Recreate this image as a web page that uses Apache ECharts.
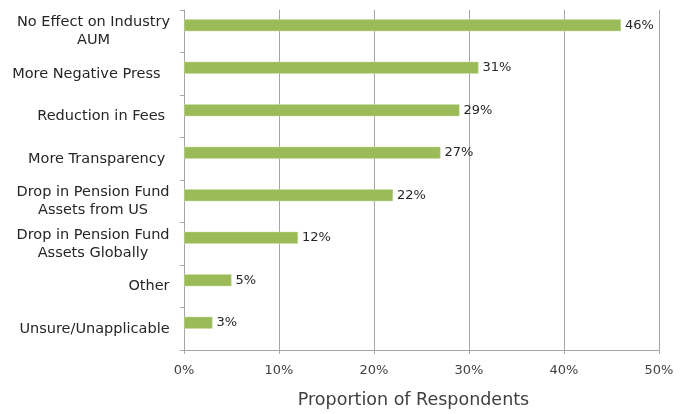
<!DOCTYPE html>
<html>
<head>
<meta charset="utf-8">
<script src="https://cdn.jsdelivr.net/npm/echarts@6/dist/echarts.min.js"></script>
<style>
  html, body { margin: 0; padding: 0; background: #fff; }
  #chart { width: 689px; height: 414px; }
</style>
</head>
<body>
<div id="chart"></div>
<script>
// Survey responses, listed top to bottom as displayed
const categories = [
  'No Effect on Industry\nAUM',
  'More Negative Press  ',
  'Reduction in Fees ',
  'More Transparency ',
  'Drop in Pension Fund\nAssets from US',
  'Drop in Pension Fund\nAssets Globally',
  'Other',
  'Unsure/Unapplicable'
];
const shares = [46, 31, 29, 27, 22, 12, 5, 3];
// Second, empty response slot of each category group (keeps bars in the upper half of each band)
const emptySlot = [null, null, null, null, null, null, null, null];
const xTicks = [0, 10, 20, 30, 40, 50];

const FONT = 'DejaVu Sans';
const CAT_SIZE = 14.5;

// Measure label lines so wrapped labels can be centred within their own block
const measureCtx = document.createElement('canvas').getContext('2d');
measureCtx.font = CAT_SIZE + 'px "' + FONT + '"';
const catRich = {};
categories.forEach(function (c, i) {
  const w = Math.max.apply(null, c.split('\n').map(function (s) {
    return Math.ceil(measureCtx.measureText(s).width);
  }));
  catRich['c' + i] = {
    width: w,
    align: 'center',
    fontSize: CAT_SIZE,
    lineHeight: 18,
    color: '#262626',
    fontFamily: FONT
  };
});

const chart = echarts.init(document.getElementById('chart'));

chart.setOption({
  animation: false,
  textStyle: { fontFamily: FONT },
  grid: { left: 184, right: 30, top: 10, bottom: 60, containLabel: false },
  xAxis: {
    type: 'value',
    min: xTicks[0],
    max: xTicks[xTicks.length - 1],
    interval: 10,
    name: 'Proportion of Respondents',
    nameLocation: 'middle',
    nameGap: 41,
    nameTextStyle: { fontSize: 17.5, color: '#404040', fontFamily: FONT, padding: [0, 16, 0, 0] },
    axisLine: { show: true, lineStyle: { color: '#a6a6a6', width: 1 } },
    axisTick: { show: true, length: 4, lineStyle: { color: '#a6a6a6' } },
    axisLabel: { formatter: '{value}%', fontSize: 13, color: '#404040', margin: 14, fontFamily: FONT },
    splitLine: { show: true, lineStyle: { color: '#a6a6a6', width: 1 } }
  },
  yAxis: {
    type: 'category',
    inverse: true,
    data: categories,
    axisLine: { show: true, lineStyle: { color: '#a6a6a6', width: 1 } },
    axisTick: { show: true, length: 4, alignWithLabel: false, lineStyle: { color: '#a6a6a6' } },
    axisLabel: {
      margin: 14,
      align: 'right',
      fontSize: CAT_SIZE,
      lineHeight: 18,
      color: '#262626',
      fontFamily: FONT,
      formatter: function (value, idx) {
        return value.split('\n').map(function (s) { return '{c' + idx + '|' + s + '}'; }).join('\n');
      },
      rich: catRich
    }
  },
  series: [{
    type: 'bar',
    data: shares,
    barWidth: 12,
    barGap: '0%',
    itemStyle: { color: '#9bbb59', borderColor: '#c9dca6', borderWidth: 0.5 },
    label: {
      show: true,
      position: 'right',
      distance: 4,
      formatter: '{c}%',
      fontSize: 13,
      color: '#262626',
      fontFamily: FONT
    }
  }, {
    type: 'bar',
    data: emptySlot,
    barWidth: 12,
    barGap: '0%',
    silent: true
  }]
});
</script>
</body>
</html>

........

§ **Aim of the exercise**:
Give an exact copy of the material, leaving out every picture.

§ **Exercise output**:
Recreate this image as a web page that uses Apache ECharts.
<!DOCTYPE html>
<html>
<head>
<meta charset="utf-8">
<script src="https://cdn.jsdelivr.net/npm/echarts@6/dist/echarts.min.js"></script>
<style>
  html, body { margin: 0; padding: 0; background: #fff; }
  #chart { width: 689px; height: 414px; }
</style>
</head>
<body>
<div id="chart"></div>
<script>
// Survey responses, listed top to bottom as displayed
const categories = [
  'No Effect on Industry\nAUM',
  'More Negative Press  ',
  'Reduction in Fees ',
  'More Transparency ',
  'Drop in Pension Fund\nAssets from US',
  'Drop in Pension Fund\nAssets Globally',
  'Other',
  'Unsure/Unapplicable'
];
const shares = [46, 31, 29, 27, 22, 12, 5, 3];
// Second, empty response slot of each category group (keeps bars in the upper half of each band)
const emptySlot = [null, null, null, null, null, null, null, null];
const xTicks = [0, 10, 20, 30, 40, 50];

const FONT = 'DejaVu Sans';
const CAT_SIZE = 14.5;

// Measure label lines so wrapped labels can be centred within their own block
const measureCtx = document.createElement('canvas').getContext('2d');
measureCtx.font = CAT_SIZE + 'px "' + FONT + '"';
const catRich = {};
categories.forEach(function (c, i) {
  const w = Math.max.apply(null, c.split('\n').map(function (s) {
    return Math.ceil(measureCtx.measureText(s).width);
  }));
  catRich['c' + i] = {
    width: w,
    align: 'center',
    fontSize: CAT_SIZE,
    lineHeight: 18,
    color: '#262626',
    fontFamily: FONT
  };
});

const chart = echarts.init(document.getElementById('chart'));

chart.setOption({
  animation: false,
  textStyle: { fontFamily: FONT },
  grid: { left: 184, right: 30, top: 10, bottom: 60, containLabel: false },
  xAxis: {
    type: 'value',
    min: xTicks[0],
    max: xTicks[xTicks.length - 1],
    interval: 10,
    name: 'Proportion of Respondents',
    nameLocation: 'middle',
    nameGap: 41,
    nameTextStyle: { fontSize: 17.5, color: '#404040', fontFamily: FONT, padding: [0, 16, 0, 0] },
    axisLine: { show: true, lineStyle: { color: '#a6a6a6', width: 1 } },
    axisTick: { show: true, length: 4, lineStyle: { color: '#a6a6a6' } },
    axisLabel: { formatter: '{value}%', fontSize: 13, color: '#404040', margin: 14, fontFamily: FONT },
    splitLine: { show: true, lineStyle: { color: '#a6a6a6', width: 1 } }
  },
  yAxis: {
    type: 'category',
    inverse: true,
    data: categories,
    axisLine: { show: true, lineStyle: { color: '#a6a6a6', width: 1 } },
    axisTick: { show: true, length: 4, alignWithLabel: false, lineStyle: { color: '#a6a6a6' } },
    axisLabel: {
      margin: 14,
      align: 'right',
      fontSize: CAT_SIZE,
      lineHeight: 18,
      color: '#262626',
      fontFamily: FONT,
      formatter: function (value, idx) {
        return value.split('\n').map(function (s) { return '{c' + idx + '|' + s + '}'; }).join('\n');
      },
      rich: catRich
    }
  },
  series: [{
    type: 'bar',
    data: shares,
    barWidth: 12,
    barGap: '0%',
    itemStyle: { color: '#9bbb59', borderColor: '#c9dca6', borderWidth: 0.5 },
    label: {
      show: true,
      position: 'right',
      distance: 4,
      formatter: '{c}%',
      fontSize: 13,
      color: '#262626',
      fontFamily: FONT
    }
  }, {
    type: 'bar',
    data: emptySlot,
    barWidth: 12,
    barGap: '0%',
    silent: true
  }]
});
</script>
</body>
</html>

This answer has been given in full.